What is being asked: Quote the listing below in its entirety, omitting every image.

Available data:
—————

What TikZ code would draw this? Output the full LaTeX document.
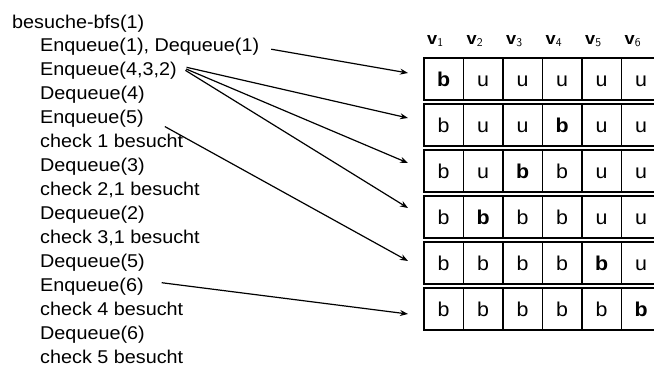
\documentclass[tikz,border=0pt]{standalone}
\usepackage{fontspec}
\setmainfont{Liberation Sans}[FakeStretch=1.07]
\usetikzlibrary{arrows.meta,calc}
\begin{document}
\begin{tikzpicture}[x=1pt,y=-1pt,
  txt/.style={anchor=base west,inner sep=0pt,font=\fontsize{18.5}{22}\selectfont},
  cell/.style={draw,line width=1.7pt,minimum width=39.5pt,minimum height=42pt,inner sep=0pt,anchor=north west,text height=14.5pt,text depth=0pt,font=\fontsize{20}{24}\selectfont},
  hd/.style={anchor=base west,inner sep=0pt,font=\fontsize{17}{20}\selectfont\bfseries},
  arr/.style={-{Stealth[length=8pt,width=6pt]},line width=1.2pt}]
\useasboundingbox (0,0) rectangle (654,367);
% text lines
\node[txt] (l0) at (12,28) {besuche-bfs(1)};
\foreach \t [count=\i] in {{Enqueue(1), Dequeue(1)},{Enqueue(4,3,2)},{Dequeue(4)},{Enqueue(5)},{check 1 besucht},{Dequeue(3)},{check 2,1 besucht},{Dequeue(2)},{check 3,1 besucht},{Dequeue(5)},{Enqueue(6)},{check 4 besucht},{Dequeue(6)},{check 5 besucht}}
  \node[txt] (l\i) at (40,28+23.93*\i) {\t};
% headers
\foreach \j in {1,...,6}
  \node[hd] (h\j) at (427+39.5*\j-39.5,44) {v$_{\mathsf{\j}}$};
% table rows
\foreach \row [count=\i] in {{\textbf{b},u,u,u,u,u},{b,u,u,\textbf{b},u,u},{b,u,\textbf{b},b,u,u},{b,\textbf{b},b,b,u,u},{b,b,b,b,\textbf{b},u},{b,b,b,b,b,\textbf{b}}}
  \foreach \l [count=\j] in \row
    \node[cell] (c\i-\j) at (423+39.5*\j-39.5,57+46*\i-46) {\l};
% arrow tips
\coordinate (t1) at (408,73);
\coordinate (t2) at (408,118);
\coordinate (t3) at (408,163);
\coordinate (t4) at (408,208);
\coordinate (t5) at (408,261);
\coordinate (t6) at (408,314);
\draw[arr,shorten <=12pt] (l1.east) -- (t1);
\draw[arr,shorten <=10pt] ($(l2.east)+(0,-6)$) -- (t2);
\draw[arr,shorten <=10pt] ($(l2.east)+(0,-6)$) -- (t3);
\draw[arr,shorten <=10pt] ($(l2.east)+(0,-6)$) -- (t4);
\draw[arr,shorten <=24pt] ($(l4.east)+(0,-4)$) -- (t5);
\draw[arr,shorten <=18pt] ($(l11.east)+(0,-6)$) -- (t6);
\end{tikzpicture}
\end{document}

—————

Answer:
What TikZ code would draw this? Output the full LaTeX document.
\documentclass[tikz,border=0pt]{standalone}
\usepackage{fontspec}
\setmainfont{Liberation Sans}[FakeStretch=1.07]
\usetikzlibrary{arrows.meta,calc}
\begin{document}
\begin{tikzpicture}[x=1pt,y=-1pt,
  txt/.style={anchor=base west,inner sep=0pt,font=\fontsize{18.5}{22}\selectfont},
  cell/.style={draw,line width=1.7pt,minimum width=39.5pt,minimum height=42pt,inner sep=0pt,anchor=north west,text height=14.5pt,text depth=0pt,font=\fontsize{20}{24}\selectfont},
  hd/.style={anchor=base west,inner sep=0pt,font=\fontsize{17}{20}\selectfont\bfseries},
  arr/.style={-{Stealth[length=8pt,width=6pt]},line width=1.2pt}]
\useasboundingbox (0,0) rectangle (654,367);
% text lines
\node[txt] (l0) at (12,28) {besuche-bfs(1)};
\foreach \t [count=\i] in {{Enqueue(1), Dequeue(1)},{Enqueue(4,3,2)},{Dequeue(4)},{Enqueue(5)},{check 1 besucht},{Dequeue(3)},{check 2,1 besucht},{Dequeue(2)},{check 3,1 besucht},{Dequeue(5)},{Enqueue(6)},{check 4 besucht},{Dequeue(6)},{check 5 besucht}}
  \node[txt] (l\i) at (40,28+23.93*\i) {\t};
% headers
\foreach \j in {1,...,6}
  \node[hd] (h\j) at (427+39.5*\j-39.5,44) {v$_{\mathsf{\j}}$};
% table rows
\foreach \row [count=\i] in {{\textbf{b},u,u,u,u,u},{b,u,u,\textbf{b},u,u},{b,u,\textbf{b},b,u,u},{b,\textbf{b},b,b,u,u},{b,b,b,b,\textbf{b},u},{b,b,b,b,b,\textbf{b}}}
  \foreach \l [count=\j] in \row
    \node[cell] (c\i-\j) at (423+39.5*\j-39.5,57+46*\i-46) {\l};
% arrow tips
\coordinate (t1) at (408,73);
\coordinate (t2) at (408,118);
\coordinate (t3) at (408,163);
\coordinate (t4) at (408,208);
\coordinate (t5) at (408,261);
\coordinate (t6) at (408,314);
\draw[arr,shorten <=12pt] (l1.east) -- (t1);
\draw[arr,shorten <=10pt] ($(l2.east)+(0,-6)$) -- (t2);
\draw[arr,shorten <=10pt] ($(l2.east)+(0,-6)$) -- (t3);
\draw[arr,shorten <=10pt] ($(l2.east)+(0,-6)$) -- (t4);
\draw[arr,shorten <=24pt] ($(l4.east)+(0,-4)$) -- (t5);
\draw[arr,shorten <=18pt] ($(l11.east)+(0,-6)$) -- (t6);
\end{tikzpicture}
\end{document}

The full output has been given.